>>>
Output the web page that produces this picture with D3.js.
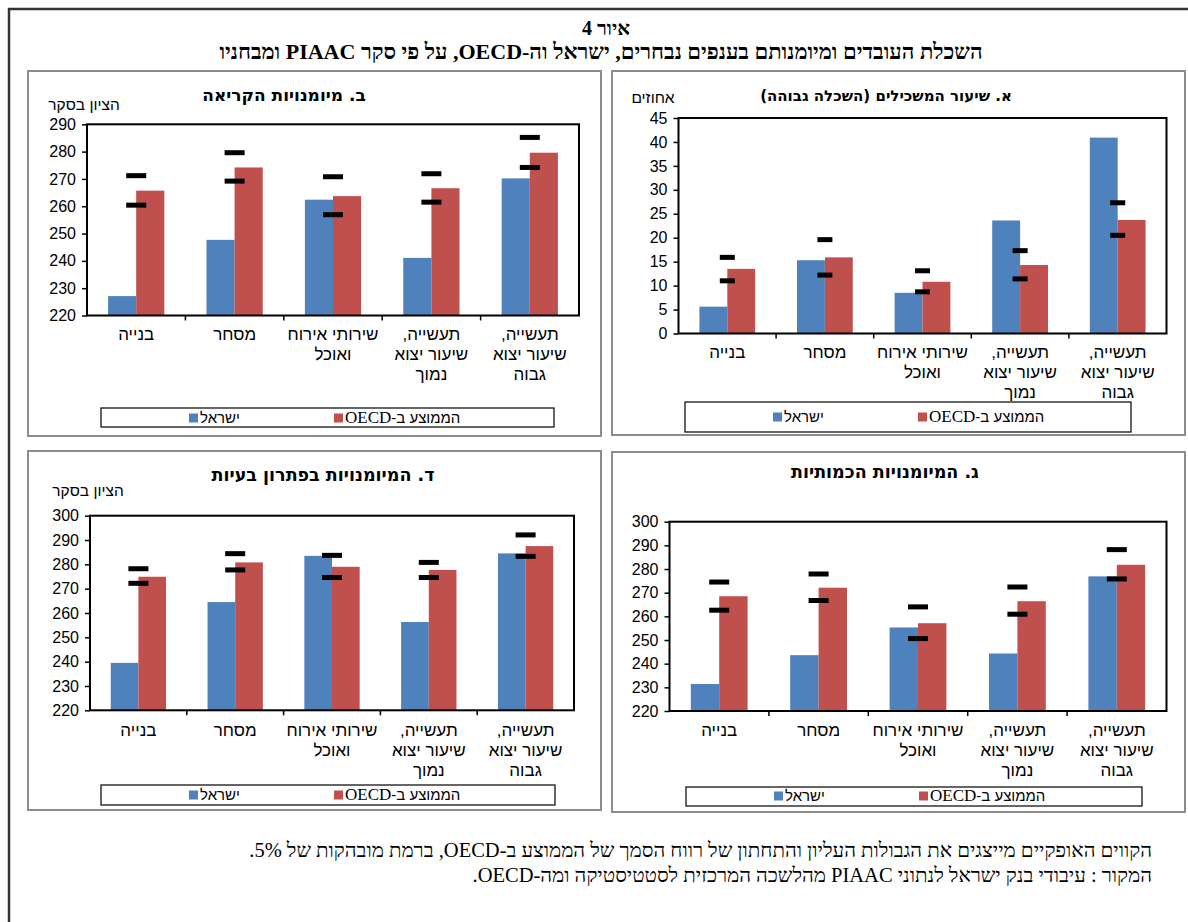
<!DOCTYPE html>
<html lang="he">
<head>
    <meta charset="UTF-8">
    <title>איור 4</title>
    <script src="https://d3js.org/d3.v7.min.js"></script>
    <style>
        body { margin: 0; background: #fff; }
        svg text { font-family: "Liberation Sans", "DejaVu Sans", sans-serif; fill: #000; }
        .serif { font-family: "Liberation Serif", "DejaVu Serif", serif; }
        .bold { font-family: "DejaVu Sans", sans-serif; font-weight: bold; }
        .tick text { font-size: 16px; }
    </style>
</head>
<body>
    <svg width="1188" height="922"></svg>
    <script>
        const categories = [
            ["בנייה"],
            ["מסחר"],
            ["שירותי אירוח", "ואוכל"],
            ["תעשייה,", "שיעור יצוא", "נמוך"],
            ["תעשייה,", "שיעור יצוא", "גבוה"]
        ];
        const seriesNames = ["ישראל", "הממוצע ב-"];

        // א. שיעור המשכילים (אחוזים)
        const eduIsrael = [5.6, 15.3, 8.5, 23.6, 40.9];
        const eduOecd = [13.5, 15.9, 10.8, 14.3, 23.7];
        const eduUpper = [15.9, 19.6, 13.1, 17.3, 27.3];
        const eduLower = [11.0, 12.2, 8.7, 11.4, 20.5];
        const eduTicks = [0, 5, 10, 15, 20, 25, 30, 35, 40, 45];

        // ב. מיומנויות הקריאה
        const readIsrael = [227.1, 247.7, 262.4, 241.1, 270.2];
        const readOecd = [265.7, 274.2, 263.7, 266.6, 279.6];
        const readUpper = [271.2, 279.6, 270.8, 271.9, 285.2];
        const readLower = [260.4, 269.2, 256.9, 261.5, 274.2];
        const readTicks = [220, 230, 240, 250, 260, 270, 280, 290];

        // ג. המיומנויות הכמותיות
        const numIsrael = [231.4, 243.6, 255.3, 244.3, 276.9];
        const numOecd = [268.5, 272.1, 257.1, 266.4, 281.8];
        const numUpper = [274.5, 277.9, 264.0, 272.4, 288.2];
        const numLower = [262.6, 266.7, 250.6, 260.9, 275.8];
        const numTicks = [220, 230, 240, 250, 260, 270, 280, 290, 300];

        // ד. המיומנויות בפתרון בעיות
        const probIsrael = [239.5, 264.5, 283.5, 256.3, 284.5];
        const probOecd = [274.9, 280.8, 279.0, 277.7, 287.5];
        const probUpper = [278.2, 284.4, 283.7, 280.8, 292.1];
        const probLower = [272.2, 277.7, 274.6, 274.6, 283.3];
        const probTicks = [220, 230, 240, 250, 260, 270, 280, 290, 300];

        const colors = ["#4F81BD", "#C0504D"];

        const panels = [
            {
                title: "א. שיעור המשכילים (השכלה גבוהה)", unit: "אחוזים", titleSize: 15,
                israel: eduIsrael, oecd: eduOecd, upper: eduUpper, lower: eduLower, ticks: eduTicks,
                frame: [612, 71, 1185, 435], plot: [678.5, 118, 1166.5, 333.5],
                titleX: 886, titleY: 101, unitX: 653, unitY: 103, labelY: 358, dashW: 15,
                legend: [685, 402, 1131, 432], legY: 417
            },
            {
                title: "ב. מיומנויות הקריאה", unit: "הציון בסקר", titleSize: 17,
                israel: readIsrael, oecd: readOecd, upper: readUpper, lower: readLower, ticks: readTicks,
                frame: [28, 71, 601, 436], plot: [87, 124.3, 579, 315.5],
                titleX: 284, titleY: 101, unitX: 84, unitY: 110, labelY: 340, dashW: 20,
                legend: [101, 408, 554, 427], legY: 418
            },
            {
                title: "ג. המיומנויות הכמותיות", unit: null, titleSize: 17.5,
                israel: numIsrael, oecd: numOecd, upper: numUpper, lower: numLower, ticks: numTicks,
                frame: [612, 452, 1185, 812], plot: [669.5, 521.7, 1166.5, 711],
                titleX: 885, titleY: 478, labelY: 736, dashW: 20,
                legend: [686, 787, 1142, 806], legY: 796
            },
            {
                title: "ד. המיומנויות בפתרון בעיות", unit: "הציון בסקר", titleSize: 17.5,
                israel: probIsrael, oecd: probOecd, upper: probUpper, lower: probLower, ticks: probTicks,
                frame: [28, 451, 601, 810], plot: [90, 515.7, 574, 710.3],
                titleX: 323, titleY: 481, unitX: 88, unitY: 496, labelY: 736, dashW: 20,
                legend: [101, 785, 555, 805], legY: 795
            }
        ];

        const svg = d3.select("svg");

        // outer page frame
        svg.append("path")
            .attr("d", "M9,930 V9 H1188")
            .attr("fill", "none")
            .attr("stroke", "#333")
            .attr("stroke-width", 2.5);

        svg.append("text")
            .attr("class", "serif")
            .attr("x", 606).attr("y", 35)
            .attr("text-anchor", "middle")
            .attr("font-size", 20).attr("font-weight", "bold")
            .text("איור 4");

        svg.append("text")
            .attr("class", "serif")
            .attr("direction", "rtl")
            .attr("x", 601).attr("y", 59)
            .attr("text-anchor", "middle")
            .attr("font-size", 22).attr("font-weight", "bold")
            .text("השכלת העובדים ומיומנותם בענפים נבחרים, ישראל וה-OECD, על פי סקר PIAAC ומבחניו");

        panels.forEach(p => {
            const [fx0, fy0, fx1, fy1] = p.frame;
            const [x0, y0, x1, y1] = p.plot;
            const g = svg.append("g");

            g.append("rect")
                .attr("x", fx0).attr("y", fy0)
                .attr("width", fx1 - fx0).attr("height", fy1 - fy0)
                .attr("fill", "#fff")
                .attr("stroke", "#8c8c8c")
                .attr("stroke-width", 2);

            g.append("text")
                .attr("class", "bold")
                .attr("direction", "rtl")
                .attr("x", p.titleX).attr("y", p.titleY)
                .attr("text-anchor", "middle")
                .attr("font-size", p.titleSize)
                .text(p.title);

            if (p.unit) {
                g.append("text")
                    .attr("direction", "rtl")
                    .attr("x", p.unitX).attr("y", p.unitY)
                    .attr("text-anchor", "middle")
                    .attr("font-size", 15.5)
                    .text(p.unit);
            }

            const x = d3.scaleBand()
                .domain(d3.range(categories.length))
                .range([x0, x1])
                .paddingInner(1.5 / 3.5)
                .paddingOuter(0.75 / 3.5);

            const xs = d3.scaleBand()
                .domain([0, 1])
                .range([0, x.bandwidth()]);

            const y = d3.scaleLinear()
                .domain(d3.extent(p.ticks))
                .range([y1, y0]);

            const base = d3.min(p.ticks);
            const rows = categories.map((c, i) => ({i, vals: [p.israel[i], p.oecd[i]], up: p.upper[i], lo: p.lower[i]}));

            // bars
            rows.forEach(r => {
                g.selectAll(null)
                    .data(r.vals)
                    .enter().append("rect")
                    .attr("x", (v, s) => x(r.i) + xs(s))
                    .attr("y", v => y(v))
                    .attr("width", xs.bandwidth())
                    .attr("height", v => y(base) - y(v))
                    .attr("fill", (v, s) => colors[s]);
            });

            // confidence interval dashes
            rows.forEach(r => {
                g.selectAll(null)
                    .data([r.up, r.lo])
                    .enter().append("rect")
                    .attr("x", x(r.i) + x.bandwidth() / 2 - p.dashW / 2)
                    .attr("y", v => y(v) - 2.5)
                    .attr("width", p.dashW)
                    .attr("height", 5)
                    .attr("fill", "#000");
            });

            // y axis
            const ax = g.append("g")
                .attr("transform", `translate(${x0},0)`)
                .call(d3.axisLeft(y).tickValues(p.ticks).tickSize(5).tickPadding(6));
            ax.select(".domain").remove();
            ax.selectAll(".tick line").attr("stroke", "#000").attr("stroke-width", 1.5);
            ax.selectAll(".tick text").attr("fill", "#000");

            // category divider ticks
            g.selectAll(null)
                .data(d3.range(1, categories.length))
                .enter().append("line")
                .attr("x1", i => x(i) - x.step() * x.paddingInner() / 2)
                .attr("x2", i => x(i) - x.step() * x.paddingInner() / 2)
                .attr("y1", y1).attr("y2", y1 + 5)
                .attr("stroke", "#000").attr("stroke-width", 1.5);

            // plot frame
            g.append("rect")
                .attr("x", x0).attr("y", y0)
                .attr("width", x1 - x0).attr("height", y1 - y0)
                .attr("fill", "none")
                .attr("stroke", "#000")
                .attr("stroke-width", 2);

            // category labels
            const lab = g.selectAll(null)
                .data(categories)
                .enter().append("text")
                .attr("direction", "rtl")
                .attr("text-anchor", "middle")
                .attr("font-size", 17);
            lab.each(function(lines, i) {
                d3.select(this).selectAll("tspan")
                    .data(lines)
                    .enter().append("tspan")
                    .attr("x", x(i) + x.bandwidth() / 2)
                    .attr("y", (l, k) => p.labelY + k * 20)
                    .text(l => l);
            });

            // legend
            const [lx0, ly0, lx1, ly1] = p.legend;
            g.append("rect")
                .attr("x", lx0).attr("y", ly0)
                .attr("width", lx1 - lx0).attr("height", ly1 - ly0)
                .attr("fill", "#fff")
                .attr("stroke", "#000").attr("stroke-width", 1.2);

            const offs = [88, 233];
            seriesNames.forEach((name, s) => {
                const sx = lx0 + offs[s];
                g.append("rect")
                    .attr("x", sx).attr("y", p.legY - 4.5)
                    .attr("width", 9).attr("height", 9)
                    .attr("fill", colors[s]);
                const t = g.append("text")
                    .attr("direction", "rtl")
                    .attr("x", sx + 11).attr("y", p.legY + 5)
                    .attr("text-anchor", "end")
                    .attr("font-size", 15);
                t.append("tspan").text(name);
                if (s === 1) t.append("tspan").attr("class", "serif").attr("font-size", 17).text("OECD");
            });
        });

        // footnotes
        const notes = [
            "הקווים האופקיים מייצגים את הגבולות העליון והתחתון של רווח הסמך של הממוצע ב-OECD, ברמת מובהקות של 5%.",
            "המקור : עיבודי בנק ישראל לנתוני PIAAC מהלשכה המרכזית לסטטיסטיקה ומה-OECD."
        ];
        svg.selectAll(".note")
            .data(notes)
            .enter().append("text")
            .attr("class", "note serif")
            .attr("direction", "rtl")
            .attr("x", 1152)
            .attr("y", (d, i) => 857 + i * 25)
            .attr("text-anchor", "start")
            .attr("font-size", 20.5)
            .text(d => d);
    </script>
</body>
</html>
<<<
The task: Only a number is wanted: how many lines contain "page"?

Reply to the exercise: 2